The Great Famine began with images of the Somali famine, accompanied by contemporary Irish accounts of the effects of starvation - a shockingly close match, which brought home the strange familiarity of the historical suffering. Then, for some reason, the film went slack for a while - preoccupied with what felt like an over-condensed account of political and agricultural conditions that gave rise to the disaster. It tugged at you again when Gibson stopped summarising and showed you the living traces of the event. High on the hills he found corrugated fields, ridged by the "lazy beds" in which potatoes used to be grown, before the growers died or emigrated. The ground tells you that this is a depopulated landscape, not an untouched one. By the side of a famine road, built by starving men for subsistence wages, empty mussel shells testify to men literally scraping a living. Worst of all were the inherited memories, in particular the story told by one old man about the death of a child through starvation. No coffin large enough could be found for him, so his mother dislocated his legs at the knees and bent them backwards to fit the box available. When they were burying another victim, they heard noises from the grave and found the child still alive. He grew to old age on crooked legs.

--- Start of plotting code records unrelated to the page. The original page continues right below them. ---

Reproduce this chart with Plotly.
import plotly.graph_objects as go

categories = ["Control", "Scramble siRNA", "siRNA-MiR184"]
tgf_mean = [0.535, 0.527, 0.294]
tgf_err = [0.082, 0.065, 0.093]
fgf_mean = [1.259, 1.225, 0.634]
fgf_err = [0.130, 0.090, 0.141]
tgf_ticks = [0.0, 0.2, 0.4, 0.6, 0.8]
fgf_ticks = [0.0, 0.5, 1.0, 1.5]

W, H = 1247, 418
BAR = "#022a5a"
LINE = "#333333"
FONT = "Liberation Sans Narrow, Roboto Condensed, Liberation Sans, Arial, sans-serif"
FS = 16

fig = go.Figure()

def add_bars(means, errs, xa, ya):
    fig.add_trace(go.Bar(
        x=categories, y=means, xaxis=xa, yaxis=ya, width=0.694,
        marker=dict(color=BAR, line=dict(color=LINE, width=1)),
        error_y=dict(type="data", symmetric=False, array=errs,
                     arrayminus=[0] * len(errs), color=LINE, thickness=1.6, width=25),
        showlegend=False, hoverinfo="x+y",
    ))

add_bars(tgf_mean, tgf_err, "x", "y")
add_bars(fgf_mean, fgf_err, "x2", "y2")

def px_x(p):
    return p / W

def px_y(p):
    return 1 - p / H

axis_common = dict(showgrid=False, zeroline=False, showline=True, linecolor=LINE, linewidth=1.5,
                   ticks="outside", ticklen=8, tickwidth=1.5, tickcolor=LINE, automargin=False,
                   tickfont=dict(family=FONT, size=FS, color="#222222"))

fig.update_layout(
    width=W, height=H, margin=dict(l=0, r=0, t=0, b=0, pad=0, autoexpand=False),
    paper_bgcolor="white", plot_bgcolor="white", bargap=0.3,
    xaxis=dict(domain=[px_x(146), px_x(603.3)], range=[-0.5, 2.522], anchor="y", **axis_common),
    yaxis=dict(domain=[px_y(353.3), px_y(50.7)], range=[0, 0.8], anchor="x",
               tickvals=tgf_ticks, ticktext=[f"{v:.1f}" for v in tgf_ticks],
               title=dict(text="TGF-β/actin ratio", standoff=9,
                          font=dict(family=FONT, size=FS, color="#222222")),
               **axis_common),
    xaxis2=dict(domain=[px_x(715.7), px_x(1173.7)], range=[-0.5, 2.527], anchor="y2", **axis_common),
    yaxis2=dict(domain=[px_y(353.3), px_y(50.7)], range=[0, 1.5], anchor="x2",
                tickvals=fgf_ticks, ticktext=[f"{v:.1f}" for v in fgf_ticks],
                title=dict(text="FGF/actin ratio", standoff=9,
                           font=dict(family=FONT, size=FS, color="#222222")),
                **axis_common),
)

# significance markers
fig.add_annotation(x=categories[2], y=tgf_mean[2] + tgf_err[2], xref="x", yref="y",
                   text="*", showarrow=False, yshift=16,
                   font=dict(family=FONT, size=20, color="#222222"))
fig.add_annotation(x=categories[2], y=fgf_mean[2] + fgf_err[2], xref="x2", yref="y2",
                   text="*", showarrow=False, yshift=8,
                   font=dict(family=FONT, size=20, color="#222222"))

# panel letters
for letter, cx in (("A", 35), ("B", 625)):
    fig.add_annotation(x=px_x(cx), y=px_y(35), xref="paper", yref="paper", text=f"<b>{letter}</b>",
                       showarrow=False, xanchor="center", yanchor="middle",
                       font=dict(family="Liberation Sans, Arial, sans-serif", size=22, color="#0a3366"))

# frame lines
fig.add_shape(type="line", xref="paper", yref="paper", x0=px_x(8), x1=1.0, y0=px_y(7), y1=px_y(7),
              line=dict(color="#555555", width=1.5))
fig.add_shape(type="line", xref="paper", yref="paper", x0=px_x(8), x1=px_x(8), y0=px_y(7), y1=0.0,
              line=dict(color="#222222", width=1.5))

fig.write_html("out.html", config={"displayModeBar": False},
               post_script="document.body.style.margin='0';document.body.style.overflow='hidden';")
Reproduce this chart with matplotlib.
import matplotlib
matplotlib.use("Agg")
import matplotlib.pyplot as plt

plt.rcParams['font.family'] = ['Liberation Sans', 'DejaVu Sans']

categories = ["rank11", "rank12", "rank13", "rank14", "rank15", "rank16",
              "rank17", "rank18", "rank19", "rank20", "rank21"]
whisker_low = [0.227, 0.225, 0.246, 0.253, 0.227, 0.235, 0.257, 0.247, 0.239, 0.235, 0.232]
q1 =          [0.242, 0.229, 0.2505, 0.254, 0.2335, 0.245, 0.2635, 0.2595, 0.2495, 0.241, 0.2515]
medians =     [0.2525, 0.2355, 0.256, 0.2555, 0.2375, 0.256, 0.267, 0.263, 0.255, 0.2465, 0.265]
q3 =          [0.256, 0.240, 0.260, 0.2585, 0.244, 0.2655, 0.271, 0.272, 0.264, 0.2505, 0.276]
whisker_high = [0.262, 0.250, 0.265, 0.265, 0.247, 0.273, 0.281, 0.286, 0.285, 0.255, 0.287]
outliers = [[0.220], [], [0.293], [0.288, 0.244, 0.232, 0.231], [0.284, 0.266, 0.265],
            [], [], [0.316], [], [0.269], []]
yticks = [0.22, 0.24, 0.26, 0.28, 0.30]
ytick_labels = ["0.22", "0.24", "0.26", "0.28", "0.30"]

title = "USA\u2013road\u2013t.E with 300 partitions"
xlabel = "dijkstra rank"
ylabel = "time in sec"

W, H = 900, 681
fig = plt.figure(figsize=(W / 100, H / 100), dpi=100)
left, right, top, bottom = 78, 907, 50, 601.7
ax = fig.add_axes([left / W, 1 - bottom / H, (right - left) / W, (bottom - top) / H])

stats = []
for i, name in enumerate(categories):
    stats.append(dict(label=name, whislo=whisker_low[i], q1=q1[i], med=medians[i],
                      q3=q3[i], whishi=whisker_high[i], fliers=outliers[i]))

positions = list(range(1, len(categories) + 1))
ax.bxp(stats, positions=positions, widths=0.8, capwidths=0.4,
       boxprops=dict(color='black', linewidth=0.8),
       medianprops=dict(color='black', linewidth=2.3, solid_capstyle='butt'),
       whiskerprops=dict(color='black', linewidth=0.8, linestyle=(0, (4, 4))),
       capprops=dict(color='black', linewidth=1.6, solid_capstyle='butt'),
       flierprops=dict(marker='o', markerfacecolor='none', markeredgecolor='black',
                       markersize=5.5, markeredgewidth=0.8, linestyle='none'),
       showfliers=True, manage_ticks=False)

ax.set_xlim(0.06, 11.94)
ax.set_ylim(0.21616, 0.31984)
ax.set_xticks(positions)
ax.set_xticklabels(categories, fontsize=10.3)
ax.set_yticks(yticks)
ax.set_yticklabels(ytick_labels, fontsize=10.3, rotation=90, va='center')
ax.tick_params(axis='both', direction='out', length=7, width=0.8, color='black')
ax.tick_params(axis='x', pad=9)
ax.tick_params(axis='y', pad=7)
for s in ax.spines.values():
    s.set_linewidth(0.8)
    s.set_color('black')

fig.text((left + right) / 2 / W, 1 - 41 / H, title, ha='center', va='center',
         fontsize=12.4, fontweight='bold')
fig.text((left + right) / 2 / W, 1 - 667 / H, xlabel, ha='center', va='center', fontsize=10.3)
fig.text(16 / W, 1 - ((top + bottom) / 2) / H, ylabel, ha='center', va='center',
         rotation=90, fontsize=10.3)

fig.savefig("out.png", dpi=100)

The Peter Principle (BBC1), the latest of the BBC's comedy try-outs, contains a wonderful comic performance by Jim Broadbent. He plays Peter Duff, an indolent, incompetent bank manager whose chief preoccupation is arranging the visit of Sir Tim "The Lion King" Rice for the local Rotary Club dinner. The character's name made you moan aloud but The Peter Principle turned out to be rather sharp - marred occasionally by the British sitcom's incurable addiction to idiocy, but for the most part nicely engineered and finished. Broadbent guarantees the thing, taking his lines to the very verge of caricature but never toppling over - a wonderful display of how quite ordinary lines can be forced to give up a laugh if they're twisted with sufficient dexterity. As his exasperated assistant - a vastly superior inferior - Lesley Sharp is pretty good as well. I hope they make some more.